Comme les États se “disciplinaient” peu, la résolution du Conseil Européen relative au Pacte de stabilité et de croissance (aaah, la novlangue…) fut signée à Amsterdam, le 17 juin 1997 (merci M. Jospin) :
LES ÉTATS MEMBRES:
1. s’engagent à respecter l’objectif budgétaire à moyen terme d’une position proche de l’équilibre ou excédentaire, conformément à leurs programmes de stabilité ou de convergence, et à prendre les mesures budgétaires correctrices qu’ils jugent nécessaires pour atteindre les objectifs énoncés dans leurs programmes de stabilité ou de convergence dès qu’ils disposent d’informations indiquant un dérapage sensible, effectif ou prévisible, par rapport à ces objectifs; [...]
3. s’engagent à prendre les mesures budgétaires correctrices qu’ils jugent nécessaires pour atteindre les objectifs de leurs programmes de stabilité ou de convergence lorsqu’ils reçoivent un avertissement sous la forme d’une recommandation adressée par le Conseil conformément à l’article 103 paragraphe 4 du traité;
4. mettront en oeuvre les ajustements budgétaires correcteurs qu’ils jugent nécessaires dans les plus brefs délais lorsqu’ils reçoivent des informations indiquant qu’il existe un risque de déficit excessif;
5. corrigeront les déficits excessifs le plus rapidement possible après leur apparition; [...]
7. s’engagent à ne pas invoquer le bénéfice de l’article 2 paragraphe 3 du règlement du Conseil visant à accélérer et clarifier la mise en oeuvre de la procédure concernant les déficits excessifs, à moins de connaître une grave récession; pour évaluer la gravité de la récession économique, les États membres prendront en principe comme référence une baisse annuelle du PIB réel d’au moins 0,75 %.
En parlant de novlangue, le point 3 vous montre bien au passage le caractère assez peu “facultatif” desdites “recommandations” (les “Richtlinien” avaient laissé un mauvais souvenir…) – “L’Europe la chance” veille :
La procédure concernant les déficits excessifs a ensuite été précisée en 1997 par les règlements 1466/97 et 1467/97 - que je ne développe pas.

III. Puis vint la troisième couche en 2005

Comme ça restait encore beaucoup “mou du genou”, et qu’il fallait renforcer “l’Europe démocratique”, rebelote en 2005 (merci M. Chirac), avec l’adoption par le Conseil d’un rapport intitulé «Améliorer la mise en œuvre du pacte de stabilité et de croissance», qui “met à jour et complète le pacte de stabilité et de croissance, dont il fait désormais partie intégrante” :
“Le Conseil confirme que le Pacte de stabilité et de croissance [...], constitue un élément essentiel du cadre macroéconomique de l’union économique et monétaire.

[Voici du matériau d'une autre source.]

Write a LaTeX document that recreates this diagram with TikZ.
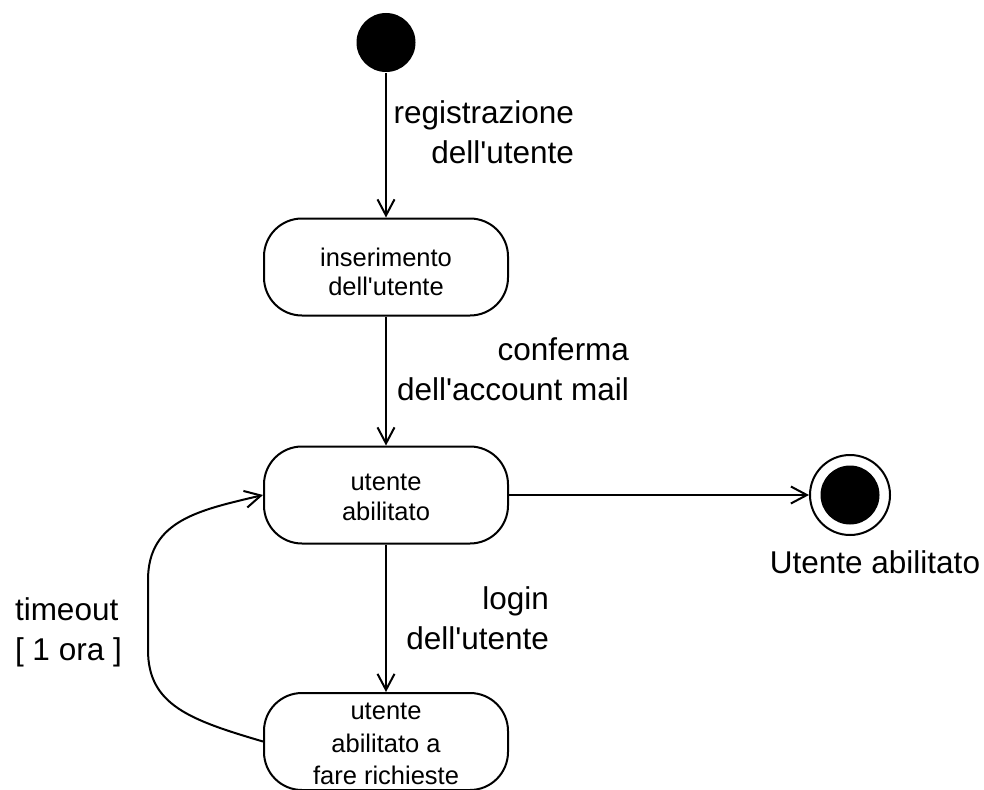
\documentclass[tikz,border=0pt]{standalone}
\usepackage{fontspec}
\setmainfont{Liberation Sans}
\usetikzlibrary{arrows.meta}
\newcommand\apo{\textquotesingle}
\begin{document}
\begin{tikzpicture}[x=1pt,y=-1pt,
  line width=2pt,
  arr/.style={-{Straight Barb[length=16pt,width=17pt,line width=2pt]}},
  stfont/.style={font=\fontsize{25.5}{#1}\selectfont},
  state/.style={draw, rectangle, rounded corners=38pt, minimum width=244pt,
    minimum height=97pt, inner sep=0pt, align=center},
  lbl/.style={font=\fontsize{31.5}{40}\selectfont, inner sep=0pt},
  initstate/.style={circle, fill=black, minimum size=59pt, inner sep=0pt},
  finalstate/.style={circle, draw, minimum size=80pt, inner sep=0pt}
]
\useasboundingbox (0,0) rectangle (984,789);

% states
\node[initstate] (init) at (386,42.5) {};
\node[state, stfont=29] (s1) at (386,267) {\rule{0pt}{28pt}inserimento\\dell\apo utente};
\node[state, stfont=30] (s2) at (386,495) {\rule{0pt}{22pt}utente\\abilitato};
\node[state, stfont=32.5] (s3) at (386,741.5) {\rule{0pt}{22pt}utente\\abilitato a\\fare richieste};
\node[finalstate] (fin) at (850,495) {};
\fill (fin.center) circle (29.5);

% transitions
\draw[arr] (init) -- (s1);
\draw[arr] (s1) -- (s2);
\draw[arr] (s2) -- (s3);
\draw[arr] (s2) -- (fin);
\draw[arr] (s3.west) .. controls (190,720) and (148,705) .. (148,650)
  -- (148,580) .. controls (148,520) and (200,510) .. (s2.west);

% transition labels (anchored on the baseline of their last line)
\node[lbl, align=right, anchor=base east] (lreg) at (575,163) {registrazione\\dell\apo utente};
\node[lbl, align=right, anchor=base east] (lconf) at (630,400) {conferma\\dell\apo account mail};
\node[lbl, align=right, anchor=base east] (llogin) at (550,649) {login\\dell\apo utente};
\node[lbl, align=left, anchor=base west] (ltime) at (14,660) {timeout\\{[} 1 ora ]};
\node[lbl, anchor=base] (lfin) at (875,573) {Utente abilitato};
\end{tikzpicture}
\end{document}
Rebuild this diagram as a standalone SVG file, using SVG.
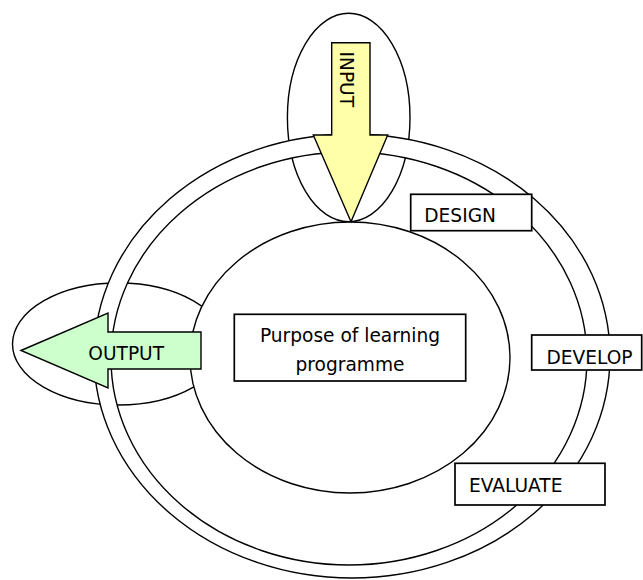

En invitant les États membres à coordonner leurs politiques budgétaires et à éviter des déficits excessifs, il contribue à instaurer la stabilité macroéconomique dans l’UE et joue un rôle clé en vue de garantir un faible taux d’inflation et des taux d’intérêts peu élevés, facteurs essentiels d’une croissance économique durable et de la création d’emplois. [...]
Le Conseil convient que l’amélioration de l’efficacité du soutien et de la pression des pairs fait partie intégrante d’un Pacte de stabilité et de croissance réformé. [...] Le soutien et la pression des pairs au niveau de la zone euro devraient être assurés dans le cadre de la coordination effectuée par l’Eurogroupe et fondés sur une évaluation horizontale des évolutions budgétaires au niveau national et de leurs conséquences pour l’ensemble de la zone euro. Cette évaluation devrait être effectuée au moins une fois par an, avant l’été. [...]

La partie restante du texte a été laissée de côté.